UK agrees to enter formal negotiations to join the EU's €90bn Ukraine loan scheme, deepening post-Brexit defence and energy security alignment with Brussels
The UK government has announced it will begin formal negotiations to join the European Union's €90 billion (£78 billion) loan scheme for Ukraine — the largest single financial support mechanism assembled for the country since the outbreak of conflict with Russia. Prime Minister Sir Keir Starmer made the announcement at the European Political Community (EPC) summit in Yerevan, Armenia, where 48 heads of state and government gathered on Monday. The EU's Ukraine loan facility is financed by proceeds from immobilised Russian sovereign assets — primarily interest income generated by frozen Russian central bank holdings held within EU clearing systems. The UK's participation would represent a significant financial and political commitment, deepening post-Brexit cooperation with Brussels on defence, reconstruction finance, and energy security at a time when Donald Trump's drawdown of US troops from Germany has accelerated European pressure to self-finance collective security. For energy and infrastructure lawyers, the scheme generates substantial transactional work: sovereign lending at this scale involves complex loan agreement documentation, inter-creditor arrangements between the EU and participating non-EU sovereigns such as the UK, and conditions precedent tied to Ukraine's compliance with reform benchmarks.

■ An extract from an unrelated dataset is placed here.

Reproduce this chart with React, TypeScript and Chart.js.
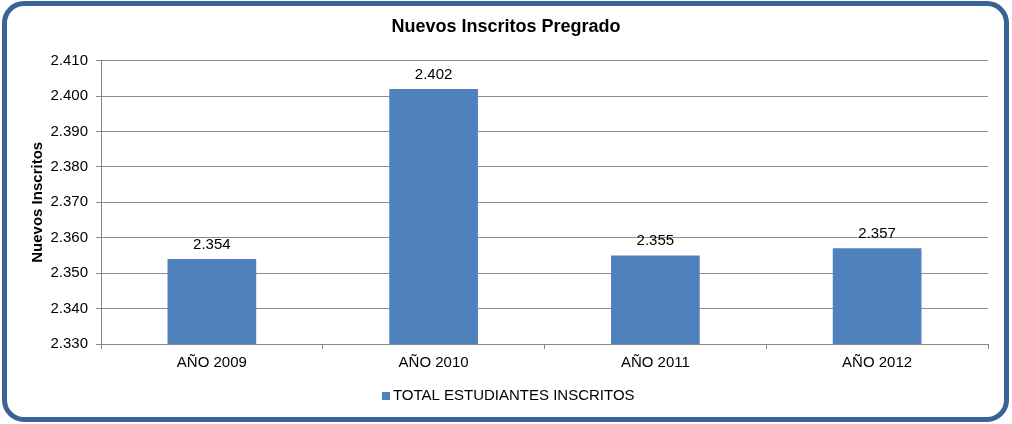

The reconstruction financing pipeline — covering energy infrastructure, grid rehabilitation, and critical supply chains — will eventually translate into project finance and public procurement mandates for City firms active in Central and Eastern European markets.
Why this matters
The UK joining the EU's Ukraine loan scheme is commercially significant beyond geopolitics: it signals London's re-engagement with Brussels-led financial mechanisms and creates a formal inter-governmental lending structure requiring extensive legal documentation. The practice areas activated include sovereign lending (documenting the UK's accession to the facility), project finance (as loan proceeds eventually fund infrastructure rebuilding), and potentially sanctions law (given the Russian asset immobilisation underpinning the scheme). The 'why now' driver is the Trump administration's retreat from European security commitments, which has compressed the timeline for European — and UK — self-financing of the Ukraine effort.
On the Ground
A trainee on a sovereign lending or project finance team advising on this type of mandate would be coordinating cross-border legal opinion instructions to local counsel in relevant jurisdictions, preparing treaty analysis notes on the UK's accession terms to the EU facility, and drafting regulatory filing coordination memos covering the HM Treasury approvals required for a sovereign lending commitment of this scale.
Interview prep
Soundbite
UK accession to the EU Ukraine facility reopens sovereign lending mandates for City firms that thought Brexit had closed that door.
Question you might get
“What legal structure would you expect to govern the UK's participation in an EU loan facility given that the UK is no longer an EU member state, and what are the key drafting challenges?”
Full answer
The UK has agreed to begin formal negotiations to join the EU's €90 billion Ukraine loan scheme, backed by proceeds from frozen Russian sovereign assets. This is legally significant because it requires a bespoke inter-governmental accession framework — the UK is not an EU member and cannot simply sign up to existing EU treaty mechanisms. For City firms, the work spans sovereign lending documentation, inter-creditor arrangements with the EU, and downstream project finance as loan proceeds fund Ukrainian infrastructure reconstruction. The wider context is a Europe-wide acceleration of defence and reconstruction financing driven by Trump's US troop withdrawal. This suggests a sustained pipeline of sovereign and project finance mandates for firms with Central and Eastern European capabilities.